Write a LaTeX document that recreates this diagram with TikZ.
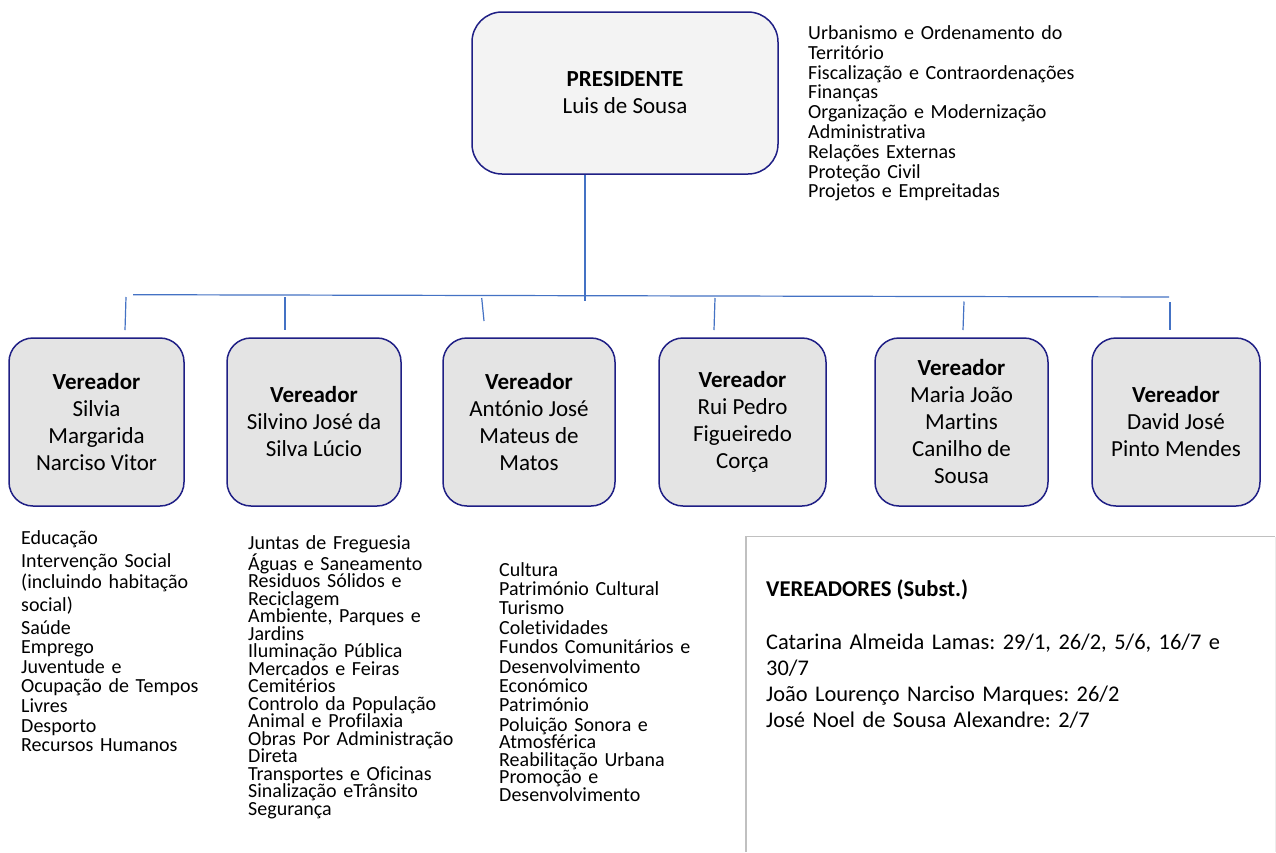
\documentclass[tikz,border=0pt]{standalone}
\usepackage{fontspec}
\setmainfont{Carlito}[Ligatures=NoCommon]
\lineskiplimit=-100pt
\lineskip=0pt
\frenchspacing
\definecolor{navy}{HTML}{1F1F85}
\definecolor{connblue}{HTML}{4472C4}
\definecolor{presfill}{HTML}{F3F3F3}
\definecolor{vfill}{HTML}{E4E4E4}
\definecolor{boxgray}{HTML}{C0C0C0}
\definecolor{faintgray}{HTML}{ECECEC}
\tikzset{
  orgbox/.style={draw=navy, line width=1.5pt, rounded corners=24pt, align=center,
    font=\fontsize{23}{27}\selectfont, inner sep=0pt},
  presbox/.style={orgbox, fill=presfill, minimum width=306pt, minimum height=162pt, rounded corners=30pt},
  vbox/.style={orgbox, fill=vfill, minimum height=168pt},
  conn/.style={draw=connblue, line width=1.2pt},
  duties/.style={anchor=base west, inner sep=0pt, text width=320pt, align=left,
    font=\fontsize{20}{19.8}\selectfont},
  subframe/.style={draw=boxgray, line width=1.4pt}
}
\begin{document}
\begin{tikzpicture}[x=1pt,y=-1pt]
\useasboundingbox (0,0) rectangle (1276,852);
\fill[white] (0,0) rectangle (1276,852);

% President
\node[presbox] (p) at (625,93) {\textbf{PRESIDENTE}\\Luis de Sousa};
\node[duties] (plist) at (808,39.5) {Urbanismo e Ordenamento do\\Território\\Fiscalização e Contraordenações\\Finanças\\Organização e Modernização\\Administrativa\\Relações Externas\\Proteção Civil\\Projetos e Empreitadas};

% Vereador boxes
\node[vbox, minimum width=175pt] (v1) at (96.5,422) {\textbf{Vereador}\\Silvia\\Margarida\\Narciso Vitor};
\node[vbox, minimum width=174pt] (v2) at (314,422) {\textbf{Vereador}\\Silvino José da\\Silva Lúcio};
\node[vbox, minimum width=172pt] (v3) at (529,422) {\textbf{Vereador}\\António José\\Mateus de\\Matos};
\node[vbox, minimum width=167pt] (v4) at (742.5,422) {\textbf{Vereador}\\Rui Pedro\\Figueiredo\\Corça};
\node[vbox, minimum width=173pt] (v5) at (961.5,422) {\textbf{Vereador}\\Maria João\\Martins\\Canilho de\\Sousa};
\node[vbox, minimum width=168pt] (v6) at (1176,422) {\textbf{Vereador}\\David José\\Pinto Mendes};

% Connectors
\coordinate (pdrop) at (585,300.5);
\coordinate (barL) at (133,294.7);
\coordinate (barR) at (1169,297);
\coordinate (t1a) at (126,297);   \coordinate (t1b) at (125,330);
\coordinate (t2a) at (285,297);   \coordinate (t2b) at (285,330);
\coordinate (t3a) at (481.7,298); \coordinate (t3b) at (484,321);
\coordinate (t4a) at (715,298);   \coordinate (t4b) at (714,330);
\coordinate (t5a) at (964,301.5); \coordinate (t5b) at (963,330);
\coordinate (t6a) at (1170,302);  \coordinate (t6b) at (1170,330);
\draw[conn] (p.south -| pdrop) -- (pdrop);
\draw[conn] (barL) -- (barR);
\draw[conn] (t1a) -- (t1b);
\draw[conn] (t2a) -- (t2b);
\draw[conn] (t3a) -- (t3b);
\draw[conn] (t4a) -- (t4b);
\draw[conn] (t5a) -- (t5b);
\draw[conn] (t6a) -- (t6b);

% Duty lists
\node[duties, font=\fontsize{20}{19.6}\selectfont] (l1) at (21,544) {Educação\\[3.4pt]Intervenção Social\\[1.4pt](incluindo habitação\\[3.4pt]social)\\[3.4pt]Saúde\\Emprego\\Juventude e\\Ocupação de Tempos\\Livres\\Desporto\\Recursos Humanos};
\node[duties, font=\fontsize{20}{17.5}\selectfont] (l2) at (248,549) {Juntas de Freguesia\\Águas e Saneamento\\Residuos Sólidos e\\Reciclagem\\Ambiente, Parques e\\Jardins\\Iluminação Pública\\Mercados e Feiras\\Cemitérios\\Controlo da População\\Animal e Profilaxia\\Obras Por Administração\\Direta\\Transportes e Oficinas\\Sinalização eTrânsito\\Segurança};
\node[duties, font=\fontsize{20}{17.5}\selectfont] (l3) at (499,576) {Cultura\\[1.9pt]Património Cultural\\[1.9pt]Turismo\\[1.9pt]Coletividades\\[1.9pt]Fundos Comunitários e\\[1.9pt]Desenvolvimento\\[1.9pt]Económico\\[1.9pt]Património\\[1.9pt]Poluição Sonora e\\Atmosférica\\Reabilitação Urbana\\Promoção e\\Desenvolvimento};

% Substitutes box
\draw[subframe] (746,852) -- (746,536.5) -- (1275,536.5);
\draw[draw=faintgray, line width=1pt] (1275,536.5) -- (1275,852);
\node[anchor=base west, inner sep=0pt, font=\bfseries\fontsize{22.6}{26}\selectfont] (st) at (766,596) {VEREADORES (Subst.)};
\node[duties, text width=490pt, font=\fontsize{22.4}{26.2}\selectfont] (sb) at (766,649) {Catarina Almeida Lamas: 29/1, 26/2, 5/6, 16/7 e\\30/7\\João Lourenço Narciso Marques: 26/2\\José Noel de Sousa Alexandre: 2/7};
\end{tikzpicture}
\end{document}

• WHAT YOU WILL DO
Reproduce the material above in full, exactly, with no images.

• TASK RESPONSE
Write a LaTeX document that recreates this diagram with TikZ.
\documentclass[tikz,border=0pt]{standalone}
\usepackage{fontspec}
\setmainfont{Carlito}[Ligatures=NoCommon]
\lineskiplimit=-100pt
\lineskip=0pt
\frenchspacing
\definecolor{navy}{HTML}{1F1F85}
\definecolor{connblue}{HTML}{4472C4}
\definecolor{presfill}{HTML}{F3F3F3}
\definecolor{vfill}{HTML}{E4E4E4}
\definecolor{boxgray}{HTML}{C0C0C0}
\definecolor{faintgray}{HTML}{ECECEC}
\tikzset{
  orgbox/.style={draw=navy, line width=1.5pt, rounded corners=24pt, align=center,
    font=\fontsize{23}{27}\selectfont, inner sep=0pt},
  presbox/.style={orgbox, fill=presfill, minimum width=306pt, minimum height=162pt, rounded corners=30pt},
  vbox/.style={orgbox, fill=vfill, minimum height=168pt},
  conn/.style={draw=connblue, line width=1.2pt},
  duties/.style={anchor=base west, inner sep=0pt, text width=320pt, align=left,
    font=\fontsize{20}{19.8}\selectfont},
  subframe/.style={draw=boxgray, line width=1.4pt}
}
\begin{document}
\begin{tikzpicture}[x=1pt,y=-1pt]
\useasboundingbox (0,0) rectangle (1276,852);
\fill[white] (0,0) rectangle (1276,852);

% President
\node[presbox] (p) at (625,93) {\textbf{PRESIDENTE}\\Luis de Sousa};
\node[duties] (plist) at (808,39.5) {Urbanismo e Ordenamento do\\Território\\Fiscalização e Contraordenações\\Finanças\\Organização e Modernização\\Administrativa\\Relações Externas\\Proteção Civil\\Projetos e Empreitadas};

% Vereador boxes
\node[vbox, minimum width=175pt] (v1) at (96.5,422) {\textbf{Vereador}\\Silvia\\Margarida\\Narciso Vitor};
\node[vbox, minimum width=174pt] (v2) at (314,422) {\textbf{Vereador}\\Silvino José da\\Silva Lúcio};
\node[vbox, minimum width=172pt] (v3) at (529,422) {\textbf{Vereador}\\António José\\Mateus de\\Matos};
\node[vbox, minimum width=167pt] (v4) at (742.5,422) {\textbf{Vereador}\\Rui Pedro\\Figueiredo\\Corça};
\node[vbox, minimum width=173pt] (v5) at (961.5,422) {\textbf{Vereador}\\Maria João\\Martins\\Canilho de\\Sousa};
\node[vbox, minimum width=168pt] (v6) at (1176,422) {\textbf{Vereador}\\David José\\Pinto Mendes};

% Connectors
\coordinate (pdrop) at (585,300.5);
\coordinate (barL) at (133,294.7);
\coordinate (barR) at (1169,297);
\coordinate (t1a) at (126,297);   \coordinate (t1b) at (125,330);
\coordinate (t2a) at (285,297);   \coordinate (t2b) at (285,330);
\coordinate (t3a) at (481.7,298); \coordinate (t3b) at (484,321);
\coordinate (t4a) at (715,298);   \coordinate (t4b) at (714,330);
\coordinate (t5a) at (964,301.5); \coordinate (t5b) at (963,330);
\coordinate (t6a) at (1170,302);  \coordinate (t6b) at (1170,330);
\draw[conn] (p.south -| pdrop) -- (pdrop);
\draw[conn] (barL) -- (barR);
\draw[conn] (t1a) -- (t1b);
\draw[conn] (t2a) -- (t2b);
\draw[conn] (t3a) -- (t3b);
\draw[conn] (t4a) -- (t4b);
\draw[conn] (t5a) -- (t5b);
\draw[conn] (t6a) -- (t6b);

% Duty lists
\node[duties, font=\fontsize{20}{19.6}\selectfont] (l1) at (21,544) {Educação\\[3.4pt]Intervenção Social\\[1.4pt](incluindo habitação\\[3.4pt]social)\\[3.4pt]Saúde\\Emprego\\Juventude e\\Ocupação de Tempos\\Livres\\Desporto\\Recursos Humanos};
\node[duties, font=\fontsize{20}{17.5}\selectfont] (l2) at (248,549) {Juntas de Freguesia\\Águas e Saneamento\\Residuos Sólidos e\\Reciclagem\\Ambiente, Parques e\\Jardins\\Iluminação Pública\\Mercados e Feiras\\Cemitérios\\Controlo da População\\Animal e Profilaxia\\Obras Por Administração\\Direta\\Transportes e Oficinas\\Sinalização eTrânsito\\Segurança};
\node[duties, font=\fontsize{20}{17.5}\selectfont] (l3) at (499,576) {Cultura\\[1.9pt]Património Cultural\\[1.9pt]Turismo\\[1.9pt]Coletividades\\[1.9pt]Fundos Comunitários e\\[1.9pt]Desenvolvimento\\[1.9pt]Económico\\[1.9pt]Património\\[1.9pt]Poluição Sonora e\\Atmosférica\\Reabilitação Urbana\\Promoção e\\Desenvolvimento};

% Substitutes box
\draw[subframe] (746,852) -- (746,536.5) -- (1275,536.5);
\draw[draw=faintgray, line width=1pt] (1275,536.5) -- (1275,852);
\node[anchor=base west, inner sep=0pt, font=\bfseries\fontsize{22.6}{26}\selectfont] (st) at (766,596) {VEREADORES (Subst.)};
\node[duties, text width=490pt, font=\fontsize{22.4}{26.2}\selectfont] (sb) at (766,649) {Catarina Almeida Lamas: 29/1, 26/2, 5/6, 16/7 e\\30/7\\João Lourenço Narciso Marques: 26/2\\José Noel de Sousa Alexandre: 2/7};
\end{tikzpicture}
\end{document}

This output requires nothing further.